3. Flexibility Ain’t What It Used To Be – I have been an avid proponent of stretching among my clients for years. This started mainly because I was appalled at their lack of flexibility, poor posture and limited range of motion. But stretching, it turns out, is pretty useless actually. Stretching before exercise has unequivocally been proven useless and hazardous. It can injure you and will definitely make you perform worse rather than better. Stretching after exercise is a little better, but it generally only makes you more flexible doing those particular stretches, and does little to make you feel less tight or give you better range of motion throughout your day. Much better is to adopt a routine that incorporates dynamic movements – something like a vinyasa yoga sequence, tai chi, qigong, and the like. These routines will move your body’s joints through a full range of motion in multiple planes, increasing joint fluidity and giving you greater mobility. But you have to practice this often – every day is a good idea! Right after your cardio workout, after a light warm-up, or straight out of a hot shower are all good times for this 10-minute workout.

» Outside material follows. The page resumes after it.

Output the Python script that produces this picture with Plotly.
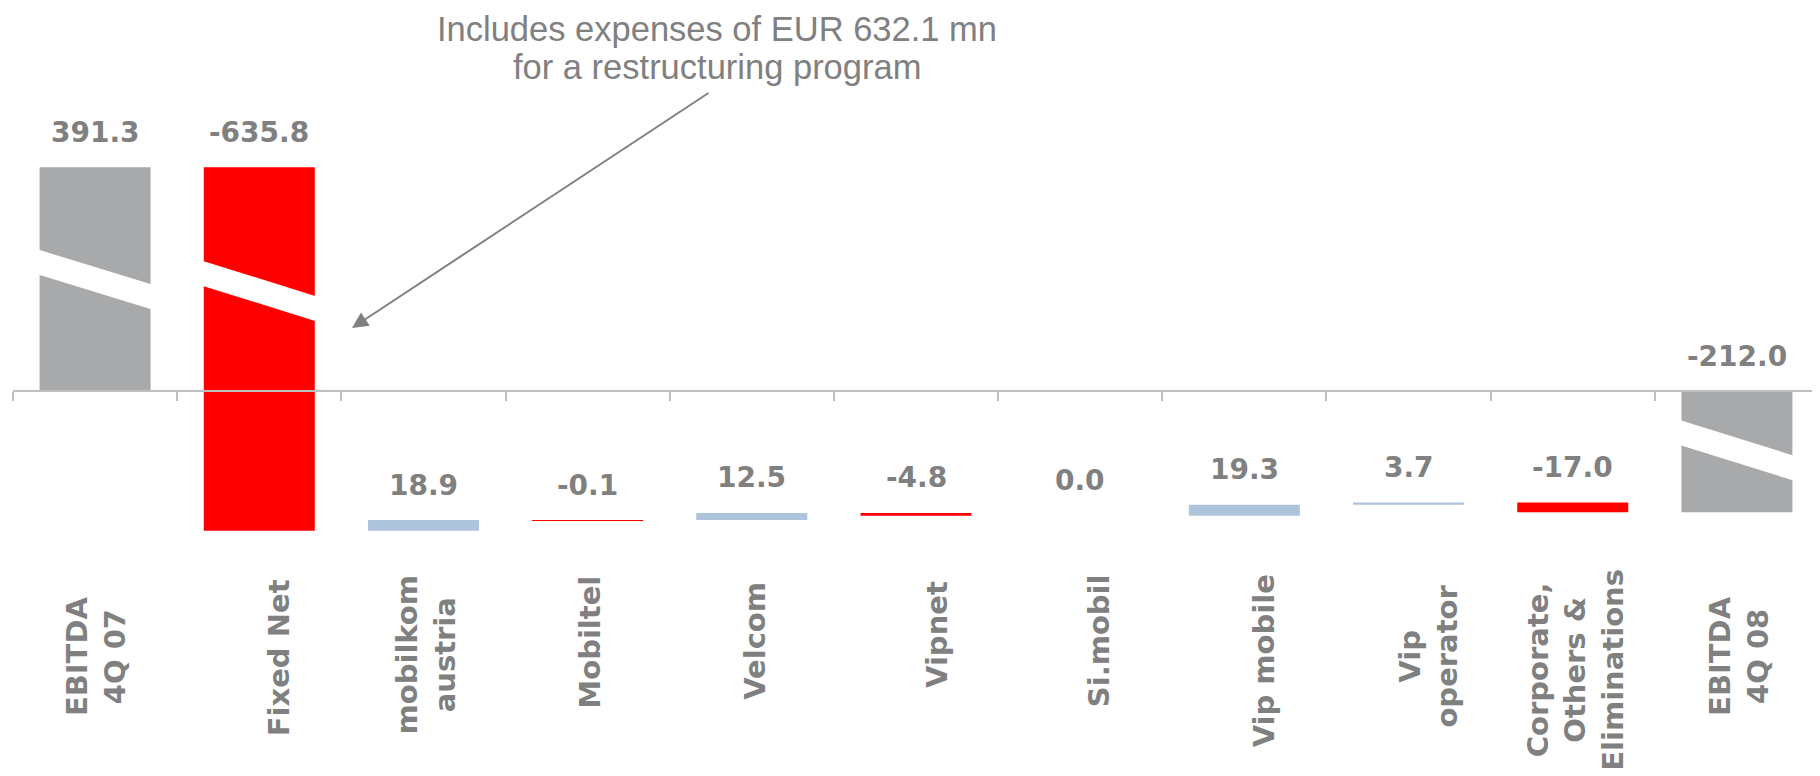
import plotly.graph_objects as go

# ---------------- data ----------------
categories = ["EBITDA 4Q 07", "Fixed Net", "mobilkom austria", "Mobiltel", "Velcom",
              "Vipnet", "Si.mobil", "Vip mobile", "Vip operator",
              "Corporate, Others & Eliminations", "EBITDA 4Q 08"]
category_labels = ["EBITDA<br>4Q 07", "Fixed Net", "mobilkom<br>austria", "Mobiltel", "Velcom",
                   "Vipnet", "Si.mobil", "Vip mobile", "Vip<br>operator",
                   "Corporate,<br>Others &<br>Eliminations", "EBITDA<br>4Q 08"]
values = [391.3, -635.8, 18.9, -0.1, 12.5, -4.8, 0.0, 19.3, 3.7, -17.0, -212.0]
measures = ["absolute"] + ["relative"] * 9 + ["total"]
value_labels = ["391.3", "-635.8", "18.9", "-0.1", "12.5", "-4.8", "0.0", "19.3", "3.7", "-17.0", "-212.0"]
note_lines = ["Includes expenses of EUR 632.1 mn", "for a restructuring program"]

# ---------------- layout geometry ----------------
# The page body adds an 8px margin, so the figure is made 8px smaller and
# all screen-pixel positions below are measured in window coordinates.
OFF = 8
SCREEN_W, SCREEN_H = 1820, 776
W, H = SCREEN_W - OFF, SCREEN_H - OFF
PL, PR = 13, 1819            # plot area left/right (screen px)
Y0 = 391.0                   # screen row of zero line
S = 0.572                    # pixels per EUR mn
STEP = (PR - PL) / len(categories)

def px2y(py):
    return (Y0 - py) / S

def px2x(px):
    return (px - PL) / STEP - 0.5

GRAY_TXT = "#808080"
AXIS_C = "#BFBFBF"

fig = go.Figure()
fig.add_trace(go.Waterfall(
    x=categories, y=values, measure=measures,
    increasing=dict(marker=dict(color="#ADC4DC", line=dict(width=0))),
    decreasing=dict(marker=dict(color="#FF0000", line=dict(width=0))),
    totals=dict(marker=dict(color="#A8A9AB", line=dict(width=0))),
    connector=dict(visible=False),
    textposition="none", hoverinfo="skip", showlegend=False,
))

# value labels above each bar's top
run = 0.0
tops = []
for m, v in zip(measures, values):
    if m == "absolute":
        start, end = 0.0, v
        run = v
    elif m == "total":
        start, end = 0.0, run
    else:
        start, end = run, run + v
        run = run + v
    tops.append(max(start, end))

for c, t, lab in zip(categories, tops, value_labels):
    fig.add_annotation(x=c, y=t, text=lab, showarrow=False, yanchor="middle", yshift=35,
                       font=dict(family="DejaVu Sans", size=28, color=GRAY_TXT, weight="bold"))

# category labels (rotated)
label_centers_px = [656, 658, 655, 642, 641, 635, 641, 661, 656, 670, 656]
label_xshift = [1, 20, 3, 2, 3, 21, 19, 20, 20, 2, 2]
for c, lab, cy, xs in zip(categories, category_labels, label_centers_px, label_xshift):
    fig.add_annotation(x=c, y=px2y(cy), text=lab, showarrow=False, textangle=-90,
                       xanchor="center", yanchor="middle", xshift=xs, align="center",
                       font=dict(family="DejaVu Sans", size=29, color=GRAY_TXT, weight="bold"))

# axis-break marks (white slanted bands)
breaks = [(0, 279.5, 0.306), (1, 291.0, 0.3125), (10, 450.3, 0.3125)]
half_px = 70
thick = 25
for idx, yc, slope in breaks:
    cx = PL + (idx + 0.5) * STEP
    xl, xr = cx - half_px, cx + half_px
    yl, yr = yc - slope * half_px, yc + slope * half_px
    path = (f"M {px2x(xl)},{px2y(yl - thick/2)} L {px2x(xr)},{px2y(yr - thick/2)} "
            f"L {px2x(xr)},{px2y(yr + thick/2)} L {px2x(xl)},{px2y(yl + thick/2)} Z")
    fig.add_shape(type="path", path=path, xref="x", yref="y", fillcolor="white",
                  line=dict(width=0), layer="above")

# note with arrow
for line, cy in zip(note_lines, [29, 67]):
    fig.add_annotation(x=px2x(717), y=px2y(cy), text=line, showarrow=False,
                       xanchor="center", yanchor="middle",
                       font=dict(family="Liberation Sans", size=34.5, color=GRAY_TXT))
fig.add_annotation(x=px2x(352), y=px2y(328), ax=px2x(710), ay=px2y(92),
                   axref="x", ayref="y", text="", showarrow=True,
                   arrowhead=2, arrowsize=1.6, arrowwidth=2, arrowcolor=GRAY_TXT)

fig.update_layout(
    width=W, height=H, autosize=False,
    margin=dict(l=PL - OFF, r=W - (PR - OFF), t=0, b=0, pad=0),
    paper_bgcolor="white", plot_bgcolor="white",
    waterfallgap=0.324,
    xaxis=dict(type="category", range=[-0.5, len(categories) - 0.5],
               anchor="free", position=1 - (Y0 - OFF) / H, automargin=False,
               showline=True, linecolor=AXIS_C, linewidth=2,
               ticks="outside", tickson="boundaries", ticklen=9, tickwidth=1.5, tickcolor=AXIS_C,
               showticklabels=False, showgrid=False, zeroline=False, fixedrange=True),
    yaxis=dict(range=[px2y(SCREEN_H), px2y(OFF)], visible=False, showgrid=False, automargin=False,
               zeroline=False, fixedrange=True),
)

fig.write_html("out.html")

4. Stress Less – More and more, stress levels are being seen as a greater piece to the overall health pie than even diet and exercise. By going around in a constant state of stress, you are telling your body to stay in “Fight or Flight” mode, and the resulting buildup of those hormones becomes toxic to your system. Add to this a poor night’s sleep, irritable mood swings and a bad diet, and your body becomes a walking time-bomb. There’s no need to add to your already stressful life by throwing an overly-demanding workout regimen into the mix. View exercise the same way you (hopefully) view food – as nourishment for your body, rather than as something your body should have to “deal with.” Learn and practice some meditative breathing exercises. Listen to calming music. Take an enjoyable walk in a scenic location instead of pounding out five miles on the pavement. And make getting enough sleep a priority.
If you follow these basic guidelines, you should start feeling better in a few weeks. If you add to this a diet rich in fresh fruits, vegetables and whole grains and low in processed foods, you’ll be feeling amazing in no time!